<<<<

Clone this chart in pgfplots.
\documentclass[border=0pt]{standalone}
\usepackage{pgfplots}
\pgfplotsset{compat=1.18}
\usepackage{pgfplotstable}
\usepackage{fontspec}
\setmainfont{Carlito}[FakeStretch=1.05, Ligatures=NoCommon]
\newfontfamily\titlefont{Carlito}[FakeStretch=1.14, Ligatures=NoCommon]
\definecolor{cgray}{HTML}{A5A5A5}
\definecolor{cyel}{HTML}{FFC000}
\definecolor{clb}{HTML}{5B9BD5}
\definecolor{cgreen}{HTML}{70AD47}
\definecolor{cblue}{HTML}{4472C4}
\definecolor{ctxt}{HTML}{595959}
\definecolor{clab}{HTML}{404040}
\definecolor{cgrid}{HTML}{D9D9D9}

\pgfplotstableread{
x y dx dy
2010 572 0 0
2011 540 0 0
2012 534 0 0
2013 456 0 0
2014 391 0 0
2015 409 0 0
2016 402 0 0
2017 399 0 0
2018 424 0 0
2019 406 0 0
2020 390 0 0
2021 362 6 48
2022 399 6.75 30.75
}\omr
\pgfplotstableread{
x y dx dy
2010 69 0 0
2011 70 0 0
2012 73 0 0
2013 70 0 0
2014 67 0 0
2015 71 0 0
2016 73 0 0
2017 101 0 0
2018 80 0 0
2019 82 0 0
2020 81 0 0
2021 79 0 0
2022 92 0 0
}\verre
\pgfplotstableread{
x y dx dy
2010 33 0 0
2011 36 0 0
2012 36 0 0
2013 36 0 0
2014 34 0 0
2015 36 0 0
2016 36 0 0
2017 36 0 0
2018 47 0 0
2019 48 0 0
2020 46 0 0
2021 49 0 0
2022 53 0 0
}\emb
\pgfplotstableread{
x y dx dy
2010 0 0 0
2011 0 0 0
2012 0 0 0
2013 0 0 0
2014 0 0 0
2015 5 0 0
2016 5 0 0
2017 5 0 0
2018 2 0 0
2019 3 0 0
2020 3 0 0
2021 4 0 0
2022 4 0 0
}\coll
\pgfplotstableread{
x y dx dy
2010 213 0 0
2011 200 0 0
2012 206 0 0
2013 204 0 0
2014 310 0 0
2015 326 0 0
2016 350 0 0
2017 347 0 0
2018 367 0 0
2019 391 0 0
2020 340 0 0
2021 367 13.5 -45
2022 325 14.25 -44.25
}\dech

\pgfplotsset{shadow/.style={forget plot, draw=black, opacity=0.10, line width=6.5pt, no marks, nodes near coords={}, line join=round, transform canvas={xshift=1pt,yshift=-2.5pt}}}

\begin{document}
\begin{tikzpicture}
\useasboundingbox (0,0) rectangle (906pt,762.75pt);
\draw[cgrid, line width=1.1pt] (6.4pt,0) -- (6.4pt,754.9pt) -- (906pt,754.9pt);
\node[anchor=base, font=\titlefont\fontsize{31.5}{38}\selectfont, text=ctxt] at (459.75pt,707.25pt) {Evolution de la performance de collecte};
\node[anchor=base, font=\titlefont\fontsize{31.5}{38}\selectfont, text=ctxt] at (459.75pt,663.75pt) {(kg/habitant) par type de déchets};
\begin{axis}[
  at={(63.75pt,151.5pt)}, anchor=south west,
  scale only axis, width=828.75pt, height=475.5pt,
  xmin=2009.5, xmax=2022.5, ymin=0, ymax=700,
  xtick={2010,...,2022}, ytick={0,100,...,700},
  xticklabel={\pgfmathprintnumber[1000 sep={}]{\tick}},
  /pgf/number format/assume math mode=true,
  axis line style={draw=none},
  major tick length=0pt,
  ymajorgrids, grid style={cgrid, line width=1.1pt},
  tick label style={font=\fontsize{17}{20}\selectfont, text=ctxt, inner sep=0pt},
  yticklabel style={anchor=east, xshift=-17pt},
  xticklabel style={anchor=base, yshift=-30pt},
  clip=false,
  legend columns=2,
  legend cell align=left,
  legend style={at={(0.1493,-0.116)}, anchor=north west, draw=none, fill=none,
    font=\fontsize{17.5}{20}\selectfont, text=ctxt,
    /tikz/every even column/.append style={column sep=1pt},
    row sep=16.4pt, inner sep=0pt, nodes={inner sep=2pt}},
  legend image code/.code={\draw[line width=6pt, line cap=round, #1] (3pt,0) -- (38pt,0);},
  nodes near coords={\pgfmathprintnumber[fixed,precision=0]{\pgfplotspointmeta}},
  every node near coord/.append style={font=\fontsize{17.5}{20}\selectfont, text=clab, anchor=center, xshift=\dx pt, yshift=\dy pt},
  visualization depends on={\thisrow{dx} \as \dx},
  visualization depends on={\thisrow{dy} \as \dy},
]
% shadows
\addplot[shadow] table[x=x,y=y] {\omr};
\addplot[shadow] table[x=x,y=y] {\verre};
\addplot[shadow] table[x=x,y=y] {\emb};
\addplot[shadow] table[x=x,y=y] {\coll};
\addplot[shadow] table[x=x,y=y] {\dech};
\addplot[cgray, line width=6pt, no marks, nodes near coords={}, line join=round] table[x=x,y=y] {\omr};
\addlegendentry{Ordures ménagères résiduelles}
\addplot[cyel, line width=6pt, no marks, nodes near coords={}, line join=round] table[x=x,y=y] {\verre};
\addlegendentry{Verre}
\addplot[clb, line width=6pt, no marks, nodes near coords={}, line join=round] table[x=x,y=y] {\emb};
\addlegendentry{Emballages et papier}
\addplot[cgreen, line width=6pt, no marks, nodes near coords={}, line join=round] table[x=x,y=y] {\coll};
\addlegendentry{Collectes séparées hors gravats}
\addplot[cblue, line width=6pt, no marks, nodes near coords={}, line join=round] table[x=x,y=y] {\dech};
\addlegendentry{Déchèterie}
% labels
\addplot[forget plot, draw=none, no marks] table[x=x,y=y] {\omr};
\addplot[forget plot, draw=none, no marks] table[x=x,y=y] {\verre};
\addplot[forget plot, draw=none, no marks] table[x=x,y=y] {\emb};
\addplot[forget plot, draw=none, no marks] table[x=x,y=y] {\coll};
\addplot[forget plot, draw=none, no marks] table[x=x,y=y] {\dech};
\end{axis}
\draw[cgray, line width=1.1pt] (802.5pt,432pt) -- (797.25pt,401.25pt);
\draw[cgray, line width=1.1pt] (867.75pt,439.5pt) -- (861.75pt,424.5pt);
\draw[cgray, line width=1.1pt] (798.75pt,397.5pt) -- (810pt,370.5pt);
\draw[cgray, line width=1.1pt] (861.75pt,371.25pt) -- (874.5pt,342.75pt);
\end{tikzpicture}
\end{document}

>>>>

▸ PROBLEM DETAILS:
Please restate the whole listing word for word.

▸ TASK ANSWER:
Clone this chart in pgfplots.
\documentclass[border=0pt]{standalone}
\usepackage{pgfplots}
\pgfplotsset{compat=1.18}
\usepackage{pgfplotstable}
\usepackage{fontspec}
\setmainfont{Carlito}[FakeStretch=1.05, Ligatures=NoCommon]
\newfontfamily\titlefont{Carlito}[FakeStretch=1.14, Ligatures=NoCommon]
\definecolor{cgray}{HTML}{A5A5A5}
\definecolor{cyel}{HTML}{FFC000}
\definecolor{clb}{HTML}{5B9BD5}
\definecolor{cgreen}{HTML}{70AD47}
\definecolor{cblue}{HTML}{4472C4}
\definecolor{ctxt}{HTML}{595959}
\definecolor{clab}{HTML}{404040}
\definecolor{cgrid}{HTML}{D9D9D9}

\pgfplotstableread{
x y dx dy
2010 572 0 0
2011 540 0 0
2012 534 0 0
2013 456 0 0
2014 391 0 0
2015 409 0 0
2016 402 0 0
2017 399 0 0
2018 424 0 0
2019 406 0 0
2020 390 0 0
2021 362 6 48
2022 399 6.75 30.75
}\omr
\pgfplotstableread{
x y dx dy
2010 69 0 0
2011 70 0 0
2012 73 0 0
2013 70 0 0
2014 67 0 0
2015 71 0 0
2016 73 0 0
2017 101 0 0
2018 80 0 0
2019 82 0 0
2020 81 0 0
2021 79 0 0
2022 92 0 0
}\verre
\pgfplotstableread{
x y dx dy
2010 33 0 0
2011 36 0 0
2012 36 0 0
2013 36 0 0
2014 34 0 0
2015 36 0 0
2016 36 0 0
2017 36 0 0
2018 47 0 0
2019 48 0 0
2020 46 0 0
2021 49 0 0
2022 53 0 0
}\emb
\pgfplotstableread{
x y dx dy
2010 0 0 0
2011 0 0 0
2012 0 0 0
2013 0 0 0
2014 0 0 0
2015 5 0 0
2016 5 0 0
2017 5 0 0
2018 2 0 0
2019 3 0 0
2020 3 0 0
2021 4 0 0
2022 4 0 0
}\coll
\pgfplotstableread{
x y dx dy
2010 213 0 0
2011 200 0 0
2012 206 0 0
2013 204 0 0
2014 310 0 0
2015 326 0 0
2016 350 0 0
2017 347 0 0
2018 367 0 0
2019 391 0 0
2020 340 0 0
2021 367 13.5 -45
2022 325 14.25 -44.25
}\dech

\pgfplotsset{shadow/.style={forget plot, draw=black, opacity=0.10, line width=6.5pt, no marks, nodes near coords={}, line join=round, transform canvas={xshift=1pt,yshift=-2.5pt}}}

\begin{document}
\begin{tikzpicture}
\useasboundingbox (0,0) rectangle (906pt,762.75pt);
\draw[cgrid, line width=1.1pt] (6.4pt,0) -- (6.4pt,754.9pt) -- (906pt,754.9pt);
\node[anchor=base, font=\titlefont\fontsize{31.5}{38}\selectfont, text=ctxt] at (459.75pt,707.25pt) {Evolution de la performance de collecte};
\node[anchor=base, font=\titlefont\fontsize{31.5}{38}\selectfont, text=ctxt] at (459.75pt,663.75pt) {(kg/habitant) par type de déchets};
\begin{axis}[
  at={(63.75pt,151.5pt)}, anchor=south west,
  scale only axis, width=828.75pt, height=475.5pt,
  xmin=2009.5, xmax=2022.5, ymin=0, ymax=700,
  xtick={2010,...,2022}, ytick={0,100,...,700},
  xticklabel={\pgfmathprintnumber[1000 sep={}]{\tick}},
  /pgf/number format/assume math mode=true,
  axis line style={draw=none},
  major tick length=0pt,
  ymajorgrids, grid style={cgrid, line width=1.1pt},
  tick label style={font=\fontsize{17}{20}\selectfont, text=ctxt, inner sep=0pt},
  yticklabel style={anchor=east, xshift=-17pt},
  xticklabel style={anchor=base, yshift=-30pt},
  clip=false,
  legend columns=2,
  legend cell align=left,
  legend style={at={(0.1493,-0.116)}, anchor=north west, draw=none, fill=none,
    font=\fontsize{17.5}{20}\selectfont, text=ctxt,
    /tikz/every even column/.append style={column sep=1pt},
    row sep=16.4pt, inner sep=0pt, nodes={inner sep=2pt}},
  legend image code/.code={\draw[line width=6pt, line cap=round, #1] (3pt,0) -- (38pt,0);},
  nodes near coords={\pgfmathprintnumber[fixed,precision=0]{\pgfplotspointmeta}},
  every node near coord/.append style={font=\fontsize{17.5}{20}\selectfont, text=clab, anchor=center, xshift=\dx pt, yshift=\dy pt},
  visualization depends on={\thisrow{dx} \as \dx},
  visualization depends on={\thisrow{dy} \as \dy},
]
% shadows
\addplot[shadow] table[x=x,y=y] {\omr};
\addplot[shadow] table[x=x,y=y] {\verre};
\addplot[shadow] table[x=x,y=y] {\emb};
\addplot[shadow] table[x=x,y=y] {\coll};
\addplot[shadow] table[x=x,y=y] {\dech};
\addplot[cgray, line width=6pt, no marks, nodes near coords={}, line join=round] table[x=x,y=y] {\omr};
\addlegendentry{Ordures ménagères résiduelles}
\addplot[cyel, line width=6pt, no marks, nodes near coords={}, line join=round] table[x=x,y=y] {\verre};
\addlegendentry{Verre}
\addplot[clb, line width=6pt, no marks, nodes near coords={}, line join=round] table[x=x,y=y] {\emb};
\addlegendentry{Emballages et papier}
\addplot[cgreen, line width=6pt, no marks, nodes near coords={}, line join=round] table[x=x,y=y] {\coll};
\addlegendentry{Collectes séparées hors gravats}
\addplot[cblue, line width=6pt, no marks, nodes near coords={}, line join=round] table[x=x,y=y] {\dech};
\addlegendentry{Déchèterie}
% labels
\addplot[forget plot, draw=none, no marks] table[x=x,y=y] {\omr};
\addplot[forget plot, draw=none, no marks] table[x=x,y=y] {\verre};
\addplot[forget plot, draw=none, no marks] table[x=x,y=y] {\emb};
\addplot[forget plot, draw=none, no marks] table[x=x,y=y] {\coll};
\addplot[forget plot, draw=none, no marks] table[x=x,y=y] {\dech};
\end{axis}
\draw[cgray, line width=1.1pt] (802.5pt,432pt) -- (797.25pt,401.25pt);
\draw[cgray, line width=1.1pt] (867.75pt,439.5pt) -- (861.75pt,424.5pt);
\draw[cgray, line width=1.1pt] (798.75pt,397.5pt) -- (810pt,370.5pt);
\draw[cgray, line width=1.1pt] (861.75pt,371.25pt) -- (874.5pt,342.75pt);
\end{tikzpicture}
\end{document}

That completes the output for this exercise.